When my husband — who was not raised Jewish, but became a Jew by choice before our wedding — discovered our predilection for the film, he was completely freaked out. To add to the irony he had never even seen the aforementioned classic.
I mention this because it is Christmas Eve, and the annual marathon of “A Christmas Story” is about to begin (7 p.m. local time, I believe; TBS). And, because we all have our own Christmas story.
My childhood memories of Christmas entail waking up early in the morning and venturing out in the cold in my mom’s station wagon. We would get donuts, and coffee and hot chocolate in huge thermoses, and deliver them to men and women who worked for my dad and had to labor on their special holiday. This was my parent’s way of teaching us that to appreciate what we had, and why we had what we had. It also taught me that because Christmas isn’t my holiday, I should volunteer my time to make it better for others who aren’t able — for whatever reason — to celebrate it the way in which most are accustomed.
Although in recent years I have spent the holiday in a more “traditional” way with my in-laws, I vowed that this Christmas would be different. I wanted to do what I could to make Christmas brighter for someone else. Serendipitously — over Twitter — I found a Jewish woman who is organizing a free Christmas dinner near my mother-in-law’s home where anyone who wants to can come and eat. And she needs volunteers.

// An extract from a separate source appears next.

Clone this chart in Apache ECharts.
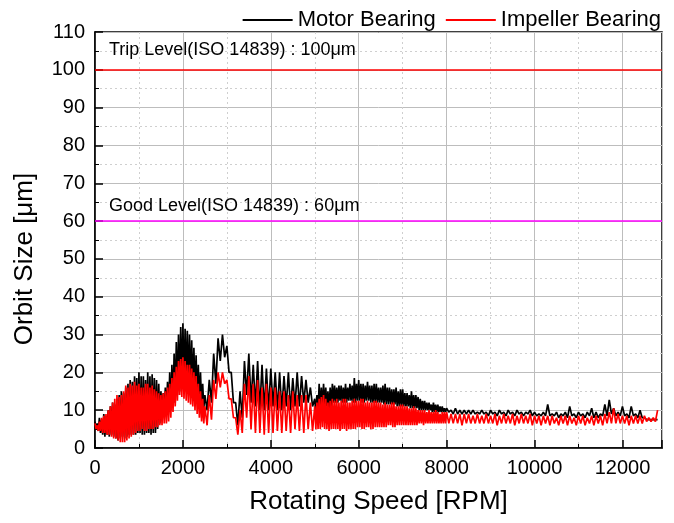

So this year I will return to the roots of my Christmas story, and in the coming years I hope to pass on the tradition to my daughters as well. Because a Jewish Christmas story doesn’t have to be just about Chinese restaurants and going to the movies.
Laura Weisskopf Bleill, a co-founder of chambanamoms.com, and her modern favorite Christmas movie is Elf (written by several Jews). She writes “Being a Jew in C-U,” a column about being a Jewish suburban girl in a cornfield, on Thursdays. You can reach her at laura@chambanamoms.com.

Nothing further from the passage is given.